Marlborough Man's Murder Conviction Upheld
The conviction of a man from Marlborough for a 2004 murder has been upheld in supreme court.
The Massachusetts Supreme Judicial Court affirmed the conviction of Dwayne Taylor, who in serving a life sentence for the 2004 murder of David Fleet, and declined to order a new trial or reduce the murder conviction to a lesser degree of guilt.
The court upheld Dwayne Taylor's first degree murder conviction stemming from a 2004 shooting when they denied all four issues he raised on appeal yesterday.
"We are pleased the Massachusetts Supreme Judicial Court today has upheld the conviction of Dwayne Taylor for the murder of David Fleet," Middlesex County District Attorney Gerry Leone said. "Following a dispute at a party, this defendant became enraged and fatally shot the victim in the chest. I applaud the dedication and hard work of our trial and appellate teams, the Massachusetts State Police and the Natick Police on this case. Our thoughts remain with the family of the victim, who has lived through a long and difficult legal process to attain justice in this case."
This case stems from the May 7, 2004, shooting of Fleet, who was 23 at the time, at the house he lived in with two roommates in Natick. That night they invited several friends over for an informal party. Some uninvited guests, including Taylor, a Marlborough resident at the time, arrived and when a couple of them were asked to leave a fight broke out.

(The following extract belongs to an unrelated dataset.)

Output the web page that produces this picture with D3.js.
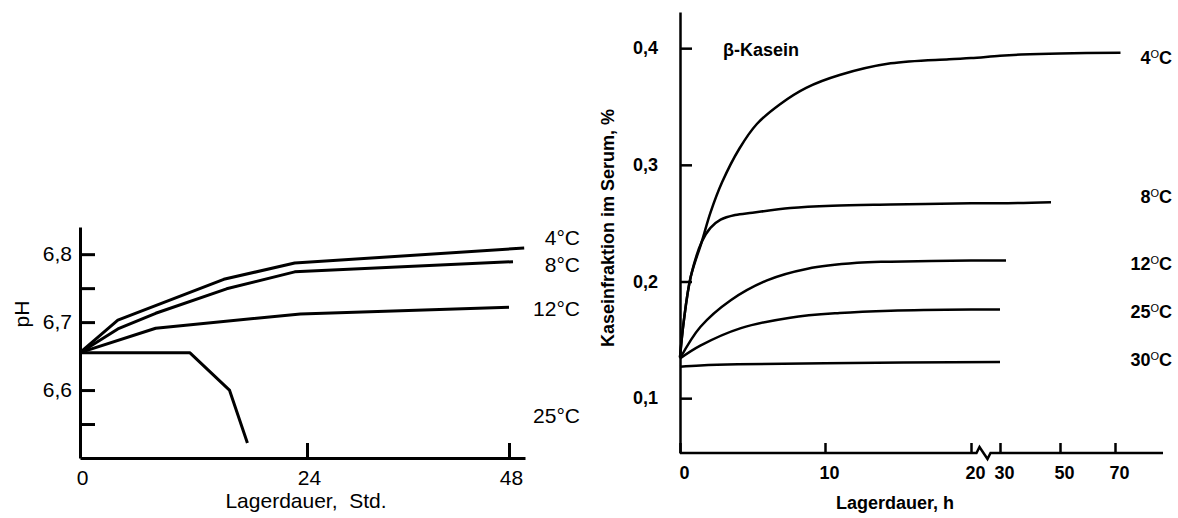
<!DOCTYPE html>
<html>
<head>
<meta charset="utf-8">
<script src="https://cdn.jsdelivr.net/npm/d3@7/dist/d3.min.js"></script>
<style>
  body { margin: 0; background: #fff; }
  svg { display: block; background: #fff; font-family: "Liberation Sans", Arial, sans-serif; }
  .left text { font-size: 21px; fill: #000; }
  .right text { font-size: 18px; font-weight: bold; fill: #000; }
  .axis path, .axis line { stroke: #000; }
  .curve { fill: none; stroke: #000; stroke-linejoin: round; }
</style>
</head>
<body>
<svg class="chart" width="1178" height="518"></svg>
<script>
// --- left panel: pH vs storage time (Std.)
var phSeries = ["4°C", "8°C", "12°C", "25°C"];
var phHours = [
  [0, 4, 15.2, 22.7, 49.9],
  [0, 4, 8, 15.5, 22.7, 48.5],
  [0, 8, 23.3, 48],
  [0, 11.6, 15.8, 17.7]
];
var phValues = [
  [6.655, 6.703, 6.763, 6.787, 6.809],
  [6.655, 6.690, 6.713, 6.749, 6.774, 6.789],
  [6.655, 6.691, 6.712, 6.722],
  [6.655, 6.655, 6.600, 6.522]
];
var phTicks = [6.55, 6.6, 6.7, 6.75, 6.8];
var phTickLabels = {"6.6": "6,6", "6.7": "6,7", "6.8": "6,8"};
var phHourTicks = [0, 24, 48];

// --- right panel: beta-casein in serum vs storage time (h)
var kSeries = ["4", "8", "12", "25", "30"];
var kHours = [
  [0, 0.25, 0.74, 1.5, 2.1, 2.9, 4.1, 5.3, 6.9, 8.7, 11, 14.5, 18.5, 20, 30, 37, 50, 72],
  [0, 0.25, 0.74, 1.5, 2.1, 2.8, 3.8, 5, 7.6, 10.5, 14.5, 20, 30, 47],
  [0, 1.4, 3.5, 6, 8.8, 12.2, 14.5, 20, 32],
  [0, 1.4, 4.2, 7.6, 11, 14.5, 20, 30],
  [0, 1.4, 4, 10, 30]
];
var kValues = [
  [0.135, 0.165, 0.204, 0.234, 0.259, 0.285, 0.314, 0.335, 0.352, 0.366, 0.377, 0.387, 0.3905, 0.3915, 0.3935, 0.3945, 0.3955, 0.396],
  [0.135, 0.165, 0.204, 0.234, 0.246, 0.253, 0.257, 0.259, 0.263, 0.265, 0.266, 0.267, 0.267, 0.268],
  [0.134, 0.161, 0.184, 0.201, 0.211, 0.216, 0.217, 0.218, 0.218],
  [0.134, 0.145, 0.160, 0.169, 0.173, 0.175, 0.176, 0.176],
  [0.127, 0.128, 0.129, 0.130, 0.131]
];
var kTicks = [0.1, 0.2, 0.3, 0.4];
var kTickLabels = {"0.1": "0,1", "0.2": "0,2", "0.3": "0,3", "0.4": "0,4"};
var kHourTicks = [0, 10, 20, 30, 50, 70];

var svg = d3.select(".chart");

function zip(xs, ys) {
  return xs.map(function(x, i) { return [x, ys[i]]; });
}

// ================= left =================
(function() {
  var g = svg.append("g").attr("class", "left");

  // the drawn time axis is not uniform: first 24 h is wider than the second
  var x = d3.scaleLinear().domain([0, 24, 48, 50]).range([80, 307, 509, 525]);
  var y = d3.scaleLinear().domain([6.5, 6.84]).range([458, 227]);

  var line = d3.line()
    .x(function(d) { return x(d[0]); })
    .y(function(d) { return y(d[1]); });

  g.selectAll(".curve")
    .data(phHours.map(function(h, i) { return zip(h, phValues[i]); }))
    .enter().append("path")
    .attr("class", "curve")
    .attr("stroke-width", 3)
    .attr("d", line);

  var xAxis = g.append("g")
    .attr("class", "axis")
    .attr("transform", "translate(0,458)")
    .call(d3.axisBottom(x).tickValues(phHourTicks).tickSize(-15).tickSizeOuter(0).tickPadding(12));
  xAxis.selectAll("path, line").attr("stroke-width", 3);
  xAxis.selectAll("text").attr("font-size", null).attr("font-family", null).attr("dx", 2);

  var yAxis = g.append("g")
    .attr("class", "axis")
    .attr("transform", "translate(80,0)")
    .call(d3.axisLeft(y).tickValues(phTicks).tickSize(-15).tickSizeOuter(0).tickPadding(8)
      .tickFormat(function(d) { return phTickLabels[String(d)] || ""; }));
  yAxis.selectAll("path, line").attr("stroke-width", 3);
  yAxis.selectAll("text").attr("font-size", null).attr("font-family", null);

  g.append("text")
    .attr("transform", "translate(29,314) rotate(-90)")
    .attr("text-anchor", "middle")
    .text("pH");

  g.append("text")
    .attr("x", 306).attr("y", 508)
    .attr("text-anchor", "middle")
    .text("Lagerdauer,\u00a0 Std.");

  var labelY = [244.5, 271.5, 315.5, 422.5];
  g.selectAll(".lab")
    .data(phSeries)
    .enter().append("text")
    .attr("class", "lab")
    .attr("x", 580)
    .attr("y", function(d, i) { return labelY[i]; })
    .attr("text-anchor", "end")
    .text(function(d) { return d; });
})();

// ================= right =================
(function() {
  var g = svg.append("g").attr("class", "right");

  // axis is broken between 20 and 30 h
  var x = d3.scaleLinear().domain([0, 10, 20, 30, 50, 70]).range([680, 825, 971, 1000, 1060, 1115]);
  var y = d3.scaleLinear().domain([0.053, 0.431]).range([453, 12]);

  var line = d3.line()
    .curve(d3.curveCatmullRom.alpha(0.5))
    .x(function(d) { return x(d[0]); })
    .y(function(d) { return y(d[1]); });

  g.selectAll(".curve")
    .data(kHours.map(function(h, i) { return zip(h, kValues[i]); }))
    .enter().append("path")
    .attr("class", "curve")
    .attr("stroke-width", 2.5)
    .attr("d", line);

  var xAxis = g.append("g")
    .attr("class", "axis")
    .attr("transform", "translate(0,453)")
    .call(d3.axisBottom(x).tickValues(kHourTicks).tickSize(-10).tickSizeOuter(0).tickPadding(13));
  xAxis.select(".domain").remove();
  xAxis.selectAll("line").attr("stroke-width", 2.5);
  xAxis.selectAll("text").attr("font-size", null).attr("font-family", null).attr("dx", 4);

  // axis line with the zigzag break
  var bx = (x(20) + x(30)) / 2;
  g.append("path")
    .attr("fill", "none")
    .attr("stroke", "#000")
    .attr("stroke-width", 2.5)
    .attr("d", "M" + x(0) + ",453H" + (bx - 9) + "L" + (bx - 6) + ",447L" + (bx + 2) + ",459L" + (bx + 5) + ",453H1163");

  var yAxis = g.append("g")
    .attr("class", "axis")
    .attr("transform", "translate(680,0)")
    .call(d3.axisLeft(y).tickValues(kTicks).tickSize(-12).tickSizeOuter(0).tickPadding(22)
      .tickFormat(function(d) { return kTickLabels[String(d)]; }));
  yAxis.selectAll("path, line").attr("stroke-width", 2.5);
  yAxis.selectAll("text").attr("font-size", null).attr("font-family", null);

  g.append("text")
    .attr("transform", "translate(614,228) rotate(-90)")
    .attr("text-anchor", "middle")
    .text("Kaseinfraktion im Serum, %");

  g.append("text")
    .attr("x", 895).attr("y", 509)
    .attr("text-anchor", "middle")
    .text("Lagerdauer, h");

  g.append("text")
    .attr("x", 723).attr("y", 55.5)
    .text("β-Kasein");

  var labelY = [63.5, 202.5, 269.5, 317.5, 365.5];
  var lab = g.selectAll(".lab")
    .data(kSeries)
    .enter().append("text")
    .attr("class", "lab")
    .attr("x", 1172)
    .attr("y", function(d, i) { return labelY[i]; })
    .attr("text-anchor", "end");
  lab.append("tspan").text(function(d) { return d; });
  lab.append("tspan").attr("font-size", "11px").attr("font-weight", "normal").attr("dy", -6).text("O");
  lab.append("tspan").attr("dy", 6).text("C");
})();
</script>
</body>
</html>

According to court reports, about a half hour later at 1:30 a.m., Taylor returned to the house and was yelling at a couple of the people who were inside through the open windows. When someone opened the rear glass door to enter the house, Taylor rushed the door and when it was shut on his arm he then pulled out a gun a fired a single shot through the glass that hit Fleet in the chest.
Framingham police spotted the vehicle Taylor had been riding in with one of his friend earlier that night at approximately 2:50 a.m. The vehicle was pulled over and Taylor was in the passenger seat and a firearm was on the floor of the front passenger seat.
Taylor had raised four issues at his appeal.
The first issue argued was whether the judge made an error in jury instructions when explaining the definition of first degree murder.
The second issue argued was related to a substitute judge giving the jury a supplemental instruction. The trial judge had not been in the courthouse during deliberations, but had heard discussions on the instructions via speakerphone. The substitute judge then read the instructions to the jury.
The third issue argued by Taylor was ineffective counsel. The SJC seemed to disagree and even made mention of several points they felt Taylor's trial attorney did well, noting that these things overshadowed the couple of mistakes the attorney may have made.
The fourth and final issue argued was that the conviction should be lessened to manslaughter and not first degree murder. The SJC pointed to the fact that Taylor left the home where the shooting took place and then returned with a firearm.
"We conclude that the defendant received a fair trial, and that the interests of justice do not require the reduction of the murder conviction to a lesser degree of guilt or a new trial," Justice Ralph D. Gants wrote for the Supreme Judicial Court.